On Friday we reworked our schedule due to Weinstein’s illness: for the first half of Ethics and Leadership class the students learned meet-and-greet survival skills (everything from “How do you make a successful elevator pitch?” to “How do you get out of a conversation with someone who won’t stop talking?”).  For the second, we welcomed Rob Anders, a former Army Ranger and platoon leader in Afghanistan who is the author of Winning Paktika: Counterinsurgency in Afghanistan.  Anders was the chief liaison to the highest ranking Afghan leaders in Paktika province during his tour in Afghanistan, among other distinctions. He took the students through an engaging step-by-step encounter with the enemy that forced students to use their ethical critical thinking skills and answer the question: *How do you respond to enemy fire when your commanding officer has instructed you to “win the war without killing a single person”? *

On the following Monday, Weinstein returned to play the Director of the Fridie Foundation.  Each group suggested a different funding allocation strategy, and each was forced to defend it.  (We’ll let the students tell you the final allocation!)  Later, as the students reflected as a group, many began to realize the point of the exercise: they could apply the lessons they learned about making an organization worthy of funding to their own SEGL venture project.

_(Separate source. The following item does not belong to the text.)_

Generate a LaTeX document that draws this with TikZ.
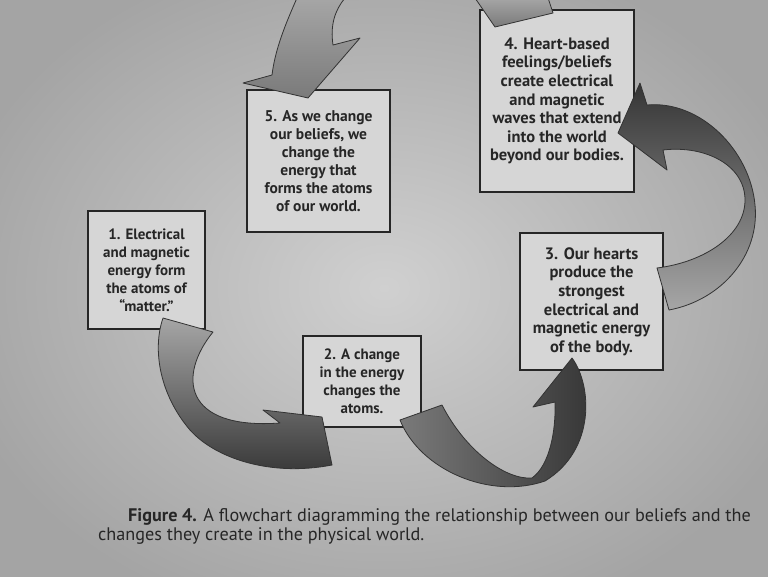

This week we are meeting with leading DC-area social entrepreneurs who are giving their own first-hand account of starting and sustaining a change-making organization: Aleta Margolis, founder of the Center for Inspired Teaching and Eddie Ferrer, founder of DC Lawyers for Youth.  And on Friday we have invited dozens of DC-area professionals for a networking event so that students can practice their new elevator pitches and other newfound social skills.